Records with drawing code
● ● ● ● ● ● ●

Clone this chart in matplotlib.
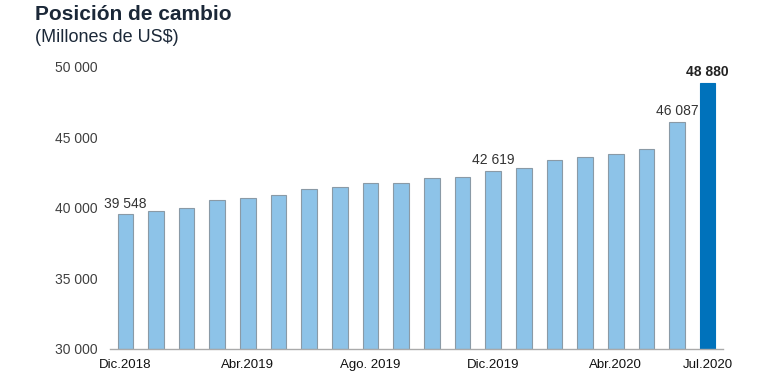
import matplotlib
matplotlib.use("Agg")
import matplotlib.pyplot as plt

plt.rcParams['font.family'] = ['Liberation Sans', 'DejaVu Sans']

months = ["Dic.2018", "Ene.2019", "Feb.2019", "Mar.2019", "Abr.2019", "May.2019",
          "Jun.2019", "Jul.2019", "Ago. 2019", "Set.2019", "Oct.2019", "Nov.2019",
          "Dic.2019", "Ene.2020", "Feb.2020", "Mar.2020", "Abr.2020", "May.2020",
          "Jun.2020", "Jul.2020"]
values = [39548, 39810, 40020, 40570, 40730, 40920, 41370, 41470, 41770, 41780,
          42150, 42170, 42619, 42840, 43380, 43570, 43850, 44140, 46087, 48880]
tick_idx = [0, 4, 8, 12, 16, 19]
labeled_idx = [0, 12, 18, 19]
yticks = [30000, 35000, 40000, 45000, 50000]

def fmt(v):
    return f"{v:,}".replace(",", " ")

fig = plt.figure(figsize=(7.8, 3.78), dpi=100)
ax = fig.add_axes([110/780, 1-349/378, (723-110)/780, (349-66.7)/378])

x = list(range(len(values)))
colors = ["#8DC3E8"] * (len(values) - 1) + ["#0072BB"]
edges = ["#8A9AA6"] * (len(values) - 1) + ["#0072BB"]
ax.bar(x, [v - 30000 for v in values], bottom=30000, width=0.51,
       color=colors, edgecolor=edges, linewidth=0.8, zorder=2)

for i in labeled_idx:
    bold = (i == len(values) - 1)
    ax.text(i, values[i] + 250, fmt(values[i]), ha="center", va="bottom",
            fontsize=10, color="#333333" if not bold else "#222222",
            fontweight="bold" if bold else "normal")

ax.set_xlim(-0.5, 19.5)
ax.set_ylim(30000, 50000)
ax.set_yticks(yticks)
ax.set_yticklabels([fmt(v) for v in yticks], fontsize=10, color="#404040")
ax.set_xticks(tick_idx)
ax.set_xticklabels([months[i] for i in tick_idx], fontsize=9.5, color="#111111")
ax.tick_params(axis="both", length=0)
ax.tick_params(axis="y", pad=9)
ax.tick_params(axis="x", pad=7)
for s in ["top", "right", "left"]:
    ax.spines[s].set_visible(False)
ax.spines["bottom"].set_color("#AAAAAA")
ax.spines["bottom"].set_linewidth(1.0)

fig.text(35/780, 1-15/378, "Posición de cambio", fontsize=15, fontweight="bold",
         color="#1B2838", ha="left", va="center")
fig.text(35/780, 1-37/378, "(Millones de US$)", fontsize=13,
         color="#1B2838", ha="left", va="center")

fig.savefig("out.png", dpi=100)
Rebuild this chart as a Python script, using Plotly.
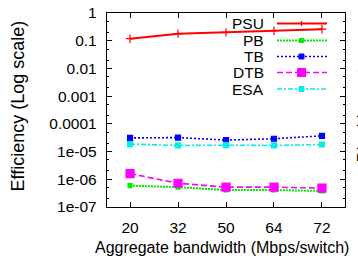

● ● ● ● ● ● ●

▸ **Task directions**
Take the lines above from the top of the records through the one with "plt.rcParams['font.family'] = ['Liberation" and repeat them exactly, without any pictures.

▸ **Written solution**
Clone this chart in matplotlib.
import matplotlib
matplotlib.use("Agg")
import matplotlib.pyplot as plt

plt.rcParams['font.family'] = ['Liberation Sans', 'DejaVu Sans']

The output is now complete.